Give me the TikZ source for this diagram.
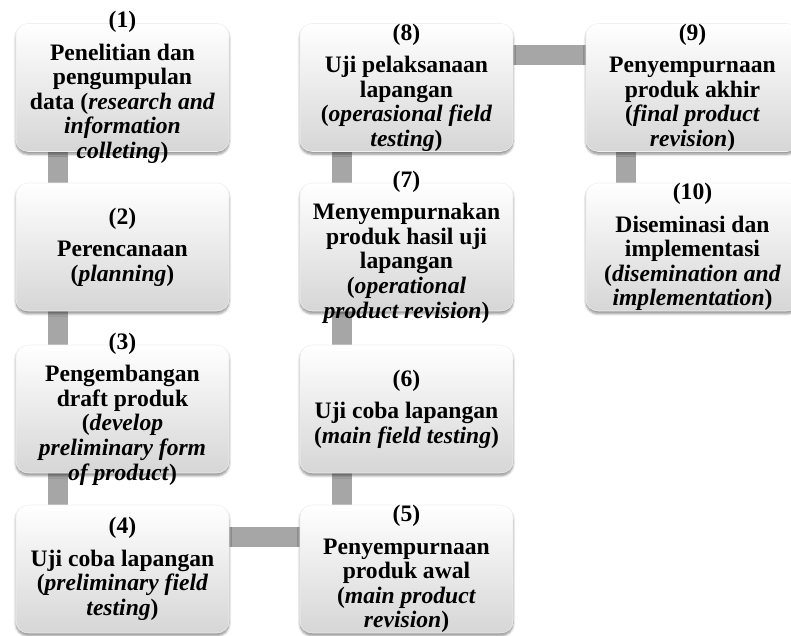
\documentclass[tikz,border=0pt]{standalone}
\usepackage{fontspec}
\setmainfont{Liberation Serif}
\usepackage{xcolor}
\usetikzlibrary{calc,backgrounds,shadows.blur}
\definecolor{bargray}{RGB}{166,166,166}
\definecolor{boxgray}{RGB}{214,214,214}
\tikzset{
  stagebox/.style={rounded corners=9pt, minimum width=159.75pt, minimum height=96pt,
    inner sep=0pt, outer sep=0pt, top color=white, bottom color=boxgray, draw=black!6,
    blur shadow={shadow xshift=0pt, shadow yshift=-2pt, shadow blur steps=6, shadow opacity=45}},
  stagetext/.style={align=center, inner sep=0pt, font=\fontsize{17.7pt}{18.4pt}\selectfont\bfseries},
  bar/.style={draw=bargray, line width=15pt}
}

\begin{document}
\begin{tikzpicture}[x=0.75pt, y=-0.75pt]
  \clip (0,0) rectangle (791,635);

  % Column 1
  \node[stagebox] (b1) at (122.5,87.5) {};
  \node[stagebox] (b2) at (122.5,247) {};
  \node[stagebox] (b3) at (122.5,409) {};
  \node[stagebox] (b4) at (122.5,569) {};
  % Column 2
  \node[stagebox] (b5) at (406.5,569) {};
  \node[stagebox] (b6) at (406.5,409) {};
  \node[stagebox] (b7) at (406.5,247) {};
  \node[stagebox] (b8) at (406.5,87.5) {};
  % Column 3
  \node[stagebox] (b9) at (692.5,87.5) {};
  \node[stagebox] (b10) at (692.5,247) {};

  % Texts
  \node[stagetext] (t1) at (b1) {(1)\\[6pt]Penelitian dan\\pengumpulan\\data (\textit{research and}\\\textit{information}\\\textit{colleting})};
  \node[stagetext] (t2) at (b2) {(2)\\[6pt]Perencanaan\\(\textit{planning})};
  \node[stagetext] (t3) at (b3) {(3)\\[6pt]Pengembangan\\draft produk\\(\textit{develop}\\\textit{preliminary form}\\\textit{of product})};
  \node[stagetext] (t4) at (b4) {(4)\\[6pt]Uji coba lapangan\\(\textit{preliminary field}\\\textit{testing})};
  \node[stagetext] (t5) at (b5) {(5)\\[6pt]Penyempurnaan\\produk awal\\(\textit{main product}\\\textit{revision})};
  \node[stagetext] (t6) at (b6) {(6)\\[6pt]Uji coba lapangan\\(\textit{main field testing})};
  \node[stagetext] (t7) at (b7) {(7)\\[6pt]Menyempurnakan\\produk hasil uji\\lapangan\\(\textit{operational}\\\textit{product revision})};
  \node[stagetext] (t8) at (b8) {(8)\\[6pt]Uji pelaksanaan\\lapangan\\(\textit{operasional field}\\\textit{testing})};
  \node[stagetext] (t9) at (b9) {(9)\\[6pt]Penyempurnaan\\produk akhir\\(\textit{final product}\\\textit{revision})};
  \node[stagetext] (t10) at (b10) {(10)\\[6pt]Diseminasi dan\\implementasi\\(\textit{disemination and}\\\textit{implementation})};

  % Connectors
  \begin{scope}[on background layer]
    \draw[bar] ($(b1.south west)+(42,0)$) -- ($(b2.north west)+(42,0)$);
    \draw[bar] ($(b2.south west)+(42,0)$) -- ($(b3.north west)+(42,0)$);
    \draw[bar] ($(b3.south west)+(42,0)$) -- ($(b4.north west)+(42,0)$);
    \draw[bar] ($(b4.north east)+(0,32)$) -- ($(b5.north west)+(0,32)$);
    \draw[bar] ($(b5.north west)+(42,0)$) -- ($(b6.south west)+(42,0)$);
    \draw[bar] ($(b6.north west)+(42,0)$) -- ($(b7.south west)+(42,0)$);
    \draw[bar] ($(b7.north west)+(42,0)$) -- ($(b8.south west)+(42,0)$);
    \draw[bar] ($(b8.north east)+(0,32)$) -- ($(b9.north west)+(0,32)$);
    \draw[bar] ($(b9.south west)+(40,0)$) -- ($(b10.north west)+(40,0)$);
  \end{scope}
\end{tikzpicture}
\end{document}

→ **Given request**
Write the lines above out again exactly, without any of their pictures.

→ **Task output**
Give me the TikZ source for this diagram.
\documentclass[tikz,border=0pt]{standalone}
\usepackage{fontspec}
\setmainfont{Liberation Serif}
\usepackage{xcolor}
\usetikzlibrary{calc,backgrounds,shadows.blur}
\definecolor{bargray}{RGB}{166,166,166}
\definecolor{boxgray}{RGB}{214,214,214}
\tikzset{
  stagebox/.style={rounded corners=9pt, minimum width=159.75pt, minimum height=96pt,
    inner sep=0pt, outer sep=0pt, top color=white, bottom color=boxgray, draw=black!6,
    blur shadow={shadow xshift=0pt, shadow yshift=-2pt, shadow blur steps=6, shadow opacity=45}},
  stagetext/.style={align=center, inner sep=0pt, font=\fontsize{17.7pt}{18.4pt}\selectfont\bfseries},
  bar/.style={draw=bargray, line width=15pt}
}

\begin{document}
\begin{tikzpicture}[x=0.75pt, y=-0.75pt]
  \clip (0,0) rectangle (791,635);

  % Column 1
  \node[stagebox] (b1) at (122.5,87.5) {};
  \node[stagebox] (b2) at (122.5,247) {};
  \node[stagebox] (b3) at (122.5,409) {};
  \node[stagebox] (b4) at (122.5,569) {};
  % Column 2
  \node[stagebox] (b5) at (406.5,569) {};
  \node[stagebox] (b6) at (406.5,409) {};
  \node[stagebox] (b7) at (406.5,247) {};
  \node[stagebox] (b8) at (406.5,87.5) {};
  % Column 3
  \node[stagebox] (b9) at (692.5,87.5) {};
  \node[stagebox] (b10) at (692.5,247) {};

  % Texts
  \node[stagetext] (t1) at (b1) {(1)\\[6pt]Penelitian dan\\pengumpulan\\data (\textit{research and}\\\textit{information}\\\textit{colleting})};
  \node[stagetext] (t2) at (b2) {(2)\\[6pt]Perencanaan\\(\textit{planning})};
  \node[stagetext] (t3) at (b3) {(3)\\[6pt]Pengembangan\\draft produk\\(\textit{develop}\\\textit{preliminary form}\\\textit{of product})};
  \node[stagetext] (t4) at (b4) {(4)\\[6pt]Uji coba lapangan\\(\textit{preliminary field}\\\textit{testing})};
  \node[stagetext] (t5) at (b5) {(5)\\[6pt]Penyempurnaan\\produk awal\\(\textit{main product}\\\textit{revision})};
  \node[stagetext] (t6) at (b6) {(6)\\[6pt]Uji coba lapangan\\(\textit{main field testing})};
  \node[stagetext] (t7) at (b7) {(7)\\[6pt]Menyempurnakan\\produk hasil uji\\lapangan\\(\textit{operational}\\\textit{product revision})};
  \node[stagetext] (t8) at (b8) {(8)\\[6pt]Uji pelaksanaan\\lapangan\\(\textit{operasional field}\\\textit{testing})};
  \node[stagetext] (t9) at (b9) {(9)\\[6pt]Penyempurnaan\\produk akhir\\(\textit{final product}\\\textit{revision})};
  \node[stagetext] (t10) at (b10) {(10)\\[6pt]Diseminasi dan\\implementasi\\(\textit{disemination and}\\\textit{implementation})};

  % Connectors
  \begin{scope}[on background layer]
    \draw[bar] ($(b1.south west)+(42,0)$) -- ($(b2.north west)+(42,0)$);
    \draw[bar] ($(b2.south west)+(42,0)$) -- ($(b3.north west)+(42,0)$);
    \draw[bar] ($(b3.south west)+(42,0)$) -- ($(b4.north west)+(42,0)$);
    \draw[bar] ($(b4.north east)+(0,32)$) -- ($(b5.north west)+(0,32)$);
    \draw[bar] ($(b5.north west)+(42,0)$) -- ($(b6.south west)+(42,0)$);
    \draw[bar] ($(b6.north west)+(42,0)$) -- ($(b7.south west)+(42,0)$);
    \draw[bar] ($(b7.north west)+(42,0)$) -- ($(b8.south west)+(42,0)$);
    \draw[bar] ($(b8.north east)+(0,32)$) -- ($(b9.north west)+(0,32)$);
    \draw[bar] ($(b9.south west)+(40,0)$) -- ($(b10.north west)+(40,0)$);
  \end{scope}
\end{tikzpicture}
\end{document}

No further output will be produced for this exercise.